The Holy Spirit's Work in Relation to Christ

The Lord said that the Holy Spirit would make it His active business to work in relation to Himself Jesus Christ.

This work would be in two directions.
(1) As to themselves.
(2) As to the world.

(1) As to themselves, He would be to and in them the Spirit of revelation.

It is positively affirmed that, as they were before, and without this definite gift and reception of the Spirit as an event, they were without the capacity or ability to receive and "bear" the much that Christ had to say to them. Let us note - "I have many things to say to you." Into that statement must be gathered all that they came to know in after years, much of which comprises our "New Testament." But even Apostles had to confess to being unable to say all that they wanted to because of the limited spirituality of believers.

What was true of the Disciples before Pentecost is true comparatively of believers always, according to the life in the Spirit.

Spiritual knowledge is not only the result of study, reason, deduction or information.

The Scriptures, or what the Lord has said and which is recorded for us, are essentially the Holy Spirit's basis and means of operation, but revelation as to what the Lord meant, and of the inexhaustible content of any Divine utterance, is a plus, an extra, whilst at the same time consistency with Divine principles is preserved.

The proof that the "eyes of the heart have been enlightened" is that the truth has become a power, a life, a revolution, not just a system of doctrine. Christ never violated any Scripture or Divine principle, and yet the mass of those who believed that they were the custodians of the truth firmly and fiercely believed that He did so. This stands to emphasize the fact that in the realm of Scripture there can be two positively opposed positions that of the men of the letter, and that of the men of the Word plus the Spirit.

While everyone will agree that the phrase "Spirit-taught men" expresses the need of all times, and that this is no contradiction to the teaching of Scripture, yet strangely enough, this marks a distinction which issues in the conflict referred to in John 15:18-26; 16:1-3.

It is here made unquestionably clear that persecution has its chief force in those who hold firmly to a traditional position as to their apprehension of Scripture, as against those who, having the same Bible, have had a mighty work of the Spirit of God done in them by which they have been introduced into a realm which, while not contradictory to the Word, yet holds the all-inclusive and overwhelming significance of Christ in God's universe. "These things will they do unto you because they have not known the Father, nor me."

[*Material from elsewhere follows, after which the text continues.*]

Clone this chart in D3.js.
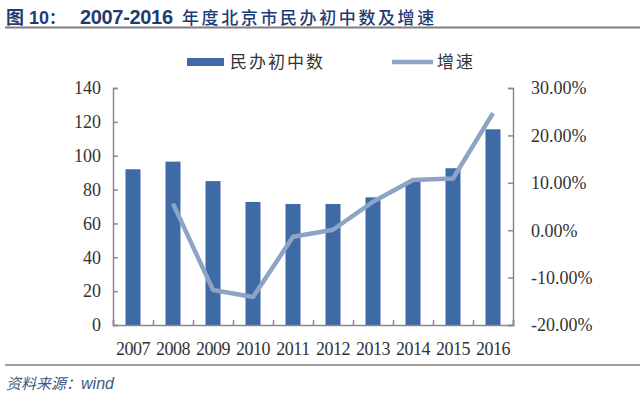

That knowledge of the Father and the Son is a revelation of the Holy Spirit, without which we may be the fiercest protagonists of Biblical tradition and yet like Saul of Tarsus be all wrong. So, when it comes to summing up the meaning of the new dispensation where believers are concerned, it amounts to this: "Have we really, by a definite work of the Holy Spirit within us, seen the significance and meaning of Christ in God's creational, redemptive, and consummate scheme of things?" If not, then there is an open door to every one of the unhappy conditions in Christendom. If so, we are on higher ground than all that is petty, personal, earthly, and cruel.

(2) As to the world (verse 8).

The words of this statement are often quoted, but their inclusive meaning is often overlooked or missed.

Note - The focal point of the world-convicting work of the Spirit is Christ and His work.

(a) The Sin question.

Note that it is not in the plural - sins.

The Holy Spirit may convict believers of sins, but He does not do this with the world.

The judgment of the world will not be on the basis of sins, greater or less, these or those. If that were so, it would be unjust. Some are - as General Booth put it - "damned into the world." That is from birth or before the most terrible forms of sin are their heritage. Others inherit and come into much more helpful and propitious conditions, which conduce to a more moral conduct. To condemn the one and be generous to the other would be totally unrighteous. God has His basis of judgment for both, and on it all are brought to a common level. The basis is:
God sent His Son into the world to redeem the world (John 3:17; Gal. 4:4,5).

What have you done with Him?

And: "Because they believe not on me."

The whole sin question is focused in acceptance or non-acceptance of Christ.

(b) The Righteousness question.

"Because I go to the Father."

If Jesus was - while truly God - truly man, taking man's Place before God, representative and substitutionary, and eventually - as man - goes to the Father, then, seeing that no unrighteous man will ever be in the presence of the Father, the whole question of righteousness must have been settled in Him as Man for man. This is the vast subject of "Righteousness by faith in Jesus Christ"; but in our passage it is concisely stated that the Holy Spirit's convicting work will be on the basis of Jesus Christ the Righteous, and on no other ground of righteousness, more or less, whether ceremonial, claimed, professed, worked up, or striven after.

(c) The Judgment question.

How wonderful are these simple though comprehensive formulae.

Here the tremendous field of judgment is covered in one concise phrase: "Because the prince of this world has been judged." What does that mean?

Well, in God's thought and intention there is only one prince for this world. But another, a false prince, a usurper, a rival, has gained a position of lordship, and this by man's assent or acceptance.

"The whole world lieth in the wicked one."

But in the Cross of Christ this other has been judged, condemned, and "cast out." By that Cross his casting out of Heaven has been followed by his casting out of the earth - in the thought and rights of God for His Son.

From the day of the Spirit, when Jesus began to be preached as "Lord," "prince and Saviour" (the great Apostolic theme), judgment is gathered into the matter of a deliberate choice of sides. In Christ judgment has been finished. "Out of Christ" means "in Satan": therefore in the realm of double judgment - exclusion both from God's kingdom here and from Heaven.

So judgment is solely a matter of taking sides, but it is Christ again who is the deciding Factor.

Thus the Spirit has as His ground the Person and work of Christ, in their respective meanings for the believer and the world.

This may be an added factor in that hostility to which the Lord so much referred at that time, and which was so satanically manifested after the Spirit had come.

But there is much comfort for believers in this chapter. The Spirit who was in the Lord Jesus is promised and given to all who will receive Him. All the possibilities and potentialities of His indwelling, for progressive and never-ending knowledge of Christ's fullness, and for service, are for those who will take the ground of the new dispensation - the ground of Christ's absolute Lordship, His perfected work and who live abidingly in and by the Spirit.